In the data below, find each line containing the string "React" and return it.
# # # # # # #
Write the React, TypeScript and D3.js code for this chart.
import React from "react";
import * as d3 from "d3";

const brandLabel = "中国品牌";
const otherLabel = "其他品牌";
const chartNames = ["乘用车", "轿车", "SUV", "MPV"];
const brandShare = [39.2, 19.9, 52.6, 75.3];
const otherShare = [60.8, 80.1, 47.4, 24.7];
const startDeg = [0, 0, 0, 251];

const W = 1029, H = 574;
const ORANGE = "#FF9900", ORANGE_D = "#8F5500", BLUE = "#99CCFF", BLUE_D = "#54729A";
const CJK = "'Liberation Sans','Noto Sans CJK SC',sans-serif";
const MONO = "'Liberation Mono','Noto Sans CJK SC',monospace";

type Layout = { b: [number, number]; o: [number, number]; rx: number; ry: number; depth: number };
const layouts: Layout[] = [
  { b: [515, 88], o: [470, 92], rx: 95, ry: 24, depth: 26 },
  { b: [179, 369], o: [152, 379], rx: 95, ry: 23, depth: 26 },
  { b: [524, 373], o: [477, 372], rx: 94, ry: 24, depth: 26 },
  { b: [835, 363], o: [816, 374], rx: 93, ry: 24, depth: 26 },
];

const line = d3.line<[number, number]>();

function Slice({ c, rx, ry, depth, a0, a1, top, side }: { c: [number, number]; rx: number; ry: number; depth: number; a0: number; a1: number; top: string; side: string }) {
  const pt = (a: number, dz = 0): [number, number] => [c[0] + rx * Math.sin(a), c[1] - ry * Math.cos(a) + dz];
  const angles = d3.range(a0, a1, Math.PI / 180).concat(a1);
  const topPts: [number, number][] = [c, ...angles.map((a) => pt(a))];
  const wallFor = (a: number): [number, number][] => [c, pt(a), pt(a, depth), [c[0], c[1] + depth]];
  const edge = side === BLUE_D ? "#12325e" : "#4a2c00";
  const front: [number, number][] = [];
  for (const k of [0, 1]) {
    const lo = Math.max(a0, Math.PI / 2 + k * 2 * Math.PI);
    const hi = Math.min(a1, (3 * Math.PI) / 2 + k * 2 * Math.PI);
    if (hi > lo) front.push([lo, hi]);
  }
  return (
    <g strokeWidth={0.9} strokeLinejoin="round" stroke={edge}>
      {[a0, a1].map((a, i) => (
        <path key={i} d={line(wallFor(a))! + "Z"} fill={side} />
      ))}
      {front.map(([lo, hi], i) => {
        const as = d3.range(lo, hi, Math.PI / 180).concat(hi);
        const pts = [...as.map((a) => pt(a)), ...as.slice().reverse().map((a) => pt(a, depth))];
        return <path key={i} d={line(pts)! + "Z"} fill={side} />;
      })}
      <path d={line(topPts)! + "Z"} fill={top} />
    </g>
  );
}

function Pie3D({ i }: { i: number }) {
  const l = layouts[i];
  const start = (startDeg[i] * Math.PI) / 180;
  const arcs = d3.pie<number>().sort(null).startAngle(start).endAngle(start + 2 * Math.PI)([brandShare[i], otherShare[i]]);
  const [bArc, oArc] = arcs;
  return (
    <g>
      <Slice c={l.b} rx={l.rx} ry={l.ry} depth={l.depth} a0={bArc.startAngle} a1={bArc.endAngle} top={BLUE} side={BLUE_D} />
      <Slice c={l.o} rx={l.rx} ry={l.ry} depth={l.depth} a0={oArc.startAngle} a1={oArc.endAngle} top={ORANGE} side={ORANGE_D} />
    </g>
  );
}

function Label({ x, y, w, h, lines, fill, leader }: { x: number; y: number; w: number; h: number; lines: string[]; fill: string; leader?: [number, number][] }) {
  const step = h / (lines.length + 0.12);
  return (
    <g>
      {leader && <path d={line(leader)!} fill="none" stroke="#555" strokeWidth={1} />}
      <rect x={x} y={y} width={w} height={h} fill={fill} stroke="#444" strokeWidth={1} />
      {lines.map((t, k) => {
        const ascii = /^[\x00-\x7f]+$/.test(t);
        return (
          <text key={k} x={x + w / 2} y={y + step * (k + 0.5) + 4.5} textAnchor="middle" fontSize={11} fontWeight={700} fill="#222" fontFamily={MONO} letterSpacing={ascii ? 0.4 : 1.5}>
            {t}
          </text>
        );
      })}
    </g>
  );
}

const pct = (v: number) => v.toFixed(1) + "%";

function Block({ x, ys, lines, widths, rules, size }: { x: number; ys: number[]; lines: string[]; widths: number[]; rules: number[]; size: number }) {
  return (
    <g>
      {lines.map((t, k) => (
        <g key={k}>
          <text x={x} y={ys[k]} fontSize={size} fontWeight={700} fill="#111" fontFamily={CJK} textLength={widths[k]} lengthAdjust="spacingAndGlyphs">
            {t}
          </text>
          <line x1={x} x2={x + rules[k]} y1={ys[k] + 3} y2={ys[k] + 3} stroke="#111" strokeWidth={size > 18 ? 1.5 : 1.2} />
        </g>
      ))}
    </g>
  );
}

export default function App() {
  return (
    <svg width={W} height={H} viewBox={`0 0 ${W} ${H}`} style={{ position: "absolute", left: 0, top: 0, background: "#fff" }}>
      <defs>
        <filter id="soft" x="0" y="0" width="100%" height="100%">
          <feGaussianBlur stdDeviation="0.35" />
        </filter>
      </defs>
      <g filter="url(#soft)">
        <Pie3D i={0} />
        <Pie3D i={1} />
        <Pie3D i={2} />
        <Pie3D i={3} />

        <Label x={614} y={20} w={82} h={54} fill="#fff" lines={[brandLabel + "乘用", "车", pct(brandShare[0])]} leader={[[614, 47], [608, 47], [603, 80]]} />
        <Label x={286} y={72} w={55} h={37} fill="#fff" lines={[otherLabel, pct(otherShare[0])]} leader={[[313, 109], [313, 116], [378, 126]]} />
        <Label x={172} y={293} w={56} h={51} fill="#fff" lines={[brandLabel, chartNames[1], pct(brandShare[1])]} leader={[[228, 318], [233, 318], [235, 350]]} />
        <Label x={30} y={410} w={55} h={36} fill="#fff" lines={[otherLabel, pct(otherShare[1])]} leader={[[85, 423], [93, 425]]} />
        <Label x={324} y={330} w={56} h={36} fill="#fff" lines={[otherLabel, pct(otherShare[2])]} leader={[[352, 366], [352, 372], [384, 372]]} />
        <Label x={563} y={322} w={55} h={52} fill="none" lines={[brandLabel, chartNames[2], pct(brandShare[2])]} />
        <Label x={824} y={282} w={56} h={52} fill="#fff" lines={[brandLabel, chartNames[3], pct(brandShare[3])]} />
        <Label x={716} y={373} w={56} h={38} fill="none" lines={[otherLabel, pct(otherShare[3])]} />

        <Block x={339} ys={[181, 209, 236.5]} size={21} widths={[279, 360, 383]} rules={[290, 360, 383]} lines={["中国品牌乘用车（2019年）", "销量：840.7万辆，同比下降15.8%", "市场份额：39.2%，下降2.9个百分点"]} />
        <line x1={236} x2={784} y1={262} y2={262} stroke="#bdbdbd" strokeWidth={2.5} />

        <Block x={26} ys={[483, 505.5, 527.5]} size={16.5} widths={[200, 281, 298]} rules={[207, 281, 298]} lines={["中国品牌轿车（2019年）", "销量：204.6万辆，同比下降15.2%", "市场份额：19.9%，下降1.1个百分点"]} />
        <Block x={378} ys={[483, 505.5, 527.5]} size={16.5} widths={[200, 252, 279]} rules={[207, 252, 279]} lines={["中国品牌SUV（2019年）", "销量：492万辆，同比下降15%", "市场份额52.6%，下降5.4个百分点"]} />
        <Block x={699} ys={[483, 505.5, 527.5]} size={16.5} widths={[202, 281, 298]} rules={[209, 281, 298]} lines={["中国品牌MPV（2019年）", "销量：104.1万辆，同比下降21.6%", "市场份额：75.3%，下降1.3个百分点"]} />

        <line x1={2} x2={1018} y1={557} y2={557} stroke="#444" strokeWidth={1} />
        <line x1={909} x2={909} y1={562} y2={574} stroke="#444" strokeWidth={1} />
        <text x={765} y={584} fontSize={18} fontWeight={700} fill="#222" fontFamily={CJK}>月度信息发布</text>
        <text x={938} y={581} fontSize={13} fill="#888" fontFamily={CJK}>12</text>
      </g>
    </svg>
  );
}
# # # # # # #
--- Right answer ---
Write the React, TypeScript and D3.js code for this chart.
import React from "react";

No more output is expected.